To: aknahow who wrote (6828)7/28/1998 9:51:00 PM
From: Cacaito  Read Replies (2) | Respond to of 17367
 
E. coli bacteremia and sepsis are the classic gram negative sepsis that BPI will work against. They have in common with all the gram negative the LPS from the cell wall or endotoxin, name because is inside and integral part of the cell and release when the bacteria is killed, so the defenses are overwhelm, the more you kill the more bullets the bacteria sent out. It is like the mythological snake that you cut one head and two more developed.

BPI will be effective in all these gram negative bacteria if proven effective in the meningococcemia model in the ongoing Xoma's Neuprex trial because they share LPS.

This group of infections and sepsis are the ones refer to in the Bayer report of 200,000 deaths and the main market. $5 billion for two weeks of hospitalization, well If BPI could cut this by one week, then Xoma could charge $1 billion the rest of the savings is for the patients, insurers and hospital. If the science is sound, the finances also are.

E coli serotype O 157:H7 is a different story, it is not an endotoxin. It is an exotoxin produced by the alive bacteria. Originally in evolutionary and clinical grounds was first described in Shigella, so it is call the Shiga-toxin. The E. coli O 157:H7 took a loan (via a plasmid aka chunk of DNA infecting piece from Shigella) and now has the exotoxin in its arsenal for damage.
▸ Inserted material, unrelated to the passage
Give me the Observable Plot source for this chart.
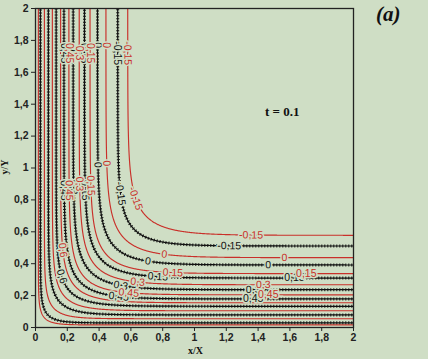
<!DOCTYPE html>
<html><head><meta charset="utf-8">
<script src="https://cdn.jsdelivr.net/npm/d3@7"></script>
<script src="https://cdn.jsdelivr.net/npm/@observablehq/plot@0.6"></script>
<style>
html,body{margin:0;padding:0;background:#cfdec5;}
#wrap{position:relative;width:428px;height:359px;overflow:hidden;background:#cfdec5;}
.ann{position:absolute;font-family:"Liberation Serif","Times New Roman",serif;font-weight:bold;color:#111;white-space:nowrap;line-height:1;}
svg [aria-label="x-axis tick label"] text, svg [aria-label="y-axis tick label"] text{font-weight:bold;font-size:10.5px;}
</style></head><body><div id="wrap"></div>
<script>
// contour levels and their printed labels
const redLevels   = [-0.15, 0, 0.15, 0.3, 0.45, 0.6, 0.75, 0.9, 1.05];
const redNames    = ["-0,15","0","0,15","0,3","0,45","0,6","0,75","0,9","1,05"];
// asymptotic leg positions (vertical leg x, horizontal leg y) and corner width
const redLegX     = [0.580, 0.443, 0.343, 0.275, 0.210, 0.158, 0.106, 0.056, 0.018];
const redLegY     = [0.578, 0.438, 0.338, 0.268, 0.205, 0.155, 0.105, 0.055, 0.016];
const redBend     = [0.170, 0.170, 0.160, 0.160, 0.150, 0.140, 0.120, 0.090, 0.060];

const blackLevels = [-0.15, 0, 0.15, 0.3, 0.45, 0.6, 0.75, 0.9];
const blackNames  = ["-0,15","0","0,15","0,3","0,45","0,6","0,75","0,9"];
const blackLegX   = [0.517, 0.390, 0.308, 0.237, 0.179, 0.130, 0.081, 0.031];
const blackLegY   = [0.511, 0.392, 0.310, 0.237, 0.179, 0.133, 0.079, 0.029];
const blackBend   = [0.150, 0.160, 0.160, 0.160, 0.150, 0.130, 0.110, 0.070];

// axis ticks
const tickValues = [0, 0.2, 0.4, 0.6, 0.8, 1, 1.2, 1.4, 1.6, 1.8, 2];
const tickNames  = ["0","0,2","0,4","0,6","0,8","1","1,2","1,4","1,6","1,8","2"];

// contour labels: series, level index, coordinate along which it sits, and that coordinate
const labSeries = ["r","b","r","b","r","b","r","b","r","b",
                   "r","b","r","b","r","b","r","b","r","b",
                   "r","r","r","r","r","r","r","r","r",
                   "b","b","b","b","b","b","b","b","b",
                   "r","b"];
const labLevel  = [0,0,1,1,2,2,3,3,4,4,
                   0,0,1,1,2,2,3,3,4,4,
                   0,1,1,2,2,3,3,4,4,
                   0,1,1,2,2,3,3,4,4,
                   5,5];
const labAlong  = ["y","y","y","y","y","y","y","y","y","y",
                   "y","y","y","y","y","y","y","y","y","y",
                   "x","x","x","x","x","x","x","x","x",
                   "x","x","x","x","x","x","x","x","x",
                   "y","y"];
const labAt     = [1.72,1.72,1.77,1.77,1.72,1.72,1.72,1.72,1.72,1.72,
                   0.81,0.84,1.03,1.02,0.89,0.86,0.90,0.88,0.86,0.86,
                   1.356,0.81,1.565,0.864,1.703,0.643,1.432,0.587,1.464,
                   1.218,0.707,1.464,0.77,1.628,0.536,1.369,0.524,1.369,
                   0.485,0.32];

const RED = "#c9302a", BLACK = "#111", BG = "#cfdec5";

function series(key){
  return key === "r"
    ? {legX: redLegX, legY: redLegY, bend: redBend, names: redNames}
    : {legX: blackLegX, legY: blackLegY, bend: blackBend, names: blackNames};
}

// rounded-L contour through the read leg positions
function contour(a, b, s, id){
  const pts = [];
  const wMin = -(2.2 - a) / s, wMax = (2.2 - b) / s, dw = 0.004 / s;
  for (let w = wMin; w <= wMax; w += dw){
    pts.push({id, x: a + s * Math.log1p(Math.exp(-w)), y: b + s * Math.log1p(Math.exp(w))});
  }
  return pts;
}

const redLines = redLevels.flatMap((v,i) => contour(redLegX[i], redLegY[i], redBend[i], "r"+i));
const blackLines = blackLevels.flatMap((v,i) => contour(blackLegX[i], blackLegY[i], blackBend[i], "b"+i));

const labels = labSeries.map((k, j) => {
  const S = series(k), i = labLevel[j];
  const a = S.legX[i], b = S.legY[i], s = S.bend[i];
  let x, y, u;
  if (labAlong[j] === "y"){ y = labAt[j]; u = 1 - Math.exp(-(y - b)/s); x = a - s*Math.log(u); }
  else { x = labAt[j]; u = Math.exp(-(x - a)/s); y = b - s*Math.log(1 - u); }
  const r = Math.atan2(u, 1 - u) * 180 / Math.PI;
  return {k, x, y, r, t: S.names[i]};
});

const fmt = d => tickNames[tickValues.findIndex(v => Math.abs(v - d) < 1e-9)];

const chart = Plot.plot({
  width: 428, height: 359,
  marginLeft: 35, marginRight: 75, marginTop: 8, marginBottom: 32,
  style: {background: "transparent", fontFamily: "'Liberation Sans', Arial, sans-serif", fontSize: "10px", color: "#222"},
  x: {domain: [0, 2]},
  y: {domain: [0, 2]},
  marks: [
    Plot.line(redLines, {x: "x", y: "y", z: "id", stroke: RED, strokeWidth: 1.15, clip: true}),
    Plot.line(blackLines, {x: "x", y: "y", z: "id", stroke: BLACK, strokeWidth: 1.2, clip: true}),
    Plot.line(blackLines, {x: "x", y: "y", z: "id", stroke: BLACK, strokeWidth: 3, strokeDasharray: "1,2", strokeLinecap: "butt", clip: true}),
    Plot.text(labels.filter(d => d.k === "b"), {x: "x", y: "y", text: "t", rotate: "r", fill: BLACK, stroke: BG, strokeWidth: 3, fontSize: 10.5}),
    Plot.text(labels.filter(d => d.k === "r"), {x: "x", y: "y", text: "t", rotate: "r", fill: RED, stroke: BG, strokeWidth: 3, fontSize: 10.5}),
    Plot.frame({stroke: "#222", strokeWidth: 1.3}),
    Plot.axisX({ticks: tickValues, tickFormat: fmt, tickSize: 4, tickPadding: 2, label: null, stroke: "#222"}),
    Plot.axisY({ticks: tickValues, tickFormat: fmt, tickSize: 4, tickPadding: 3, label: null, stroke: "#222"})
  ]
});

const wrap = document.getElementById("wrap");
wrap.appendChild(chart);
function ann(text, css){ const d = document.createElement("div"); d.className = "ann"; d.textContent = text; Object.assign(d.style, css); wrap.appendChild(d); }
ann("(a)", {left: "376px", top: "4px", fontSize: "21px", fontStyle: "italic"});
ann("t = 0.1", {left: "265px", top: "105px", fontSize: "13px"});
ann("x/X", {left: "188px", top: "346px", fontSize: "10px"});
ann("y/Y", {left: "-3px", top: "162px", fontSize: "10px", transform: "rotate(-90deg)"});
</script></body></html>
Both are rare in the USA, modern hygiene has cut the infection in developed countries. The occasional reports are usually from hamburgers. This is not the BPI aim at the moment to my knowledge and probably the BPI approach is not feasible in these cases.



To: aknahow who wrote (6828)7/29/1998 3:00:00 AM
From: Tharos  Read Replies (1) | Respond to of 17367
 
George,
I am not prone to paying as close attention to the scientific specifics as you are, consequently I tend to deal in generalities with the science issues. One thing I have been noticing in biotech firms -- new R&D is specifically aiming itself at selecting genes, molecules, proteins, etc. that can be customized. This approach is readily apparent in the cancer therapy arena. Having the rights to a molecule like BPI with so many promising "customizations" is the dream of may biotech firms, or so one would think, given the number of firms scrambling to create customized therapy processes to an attack specific body parts, or specific diseases, or specific cancers.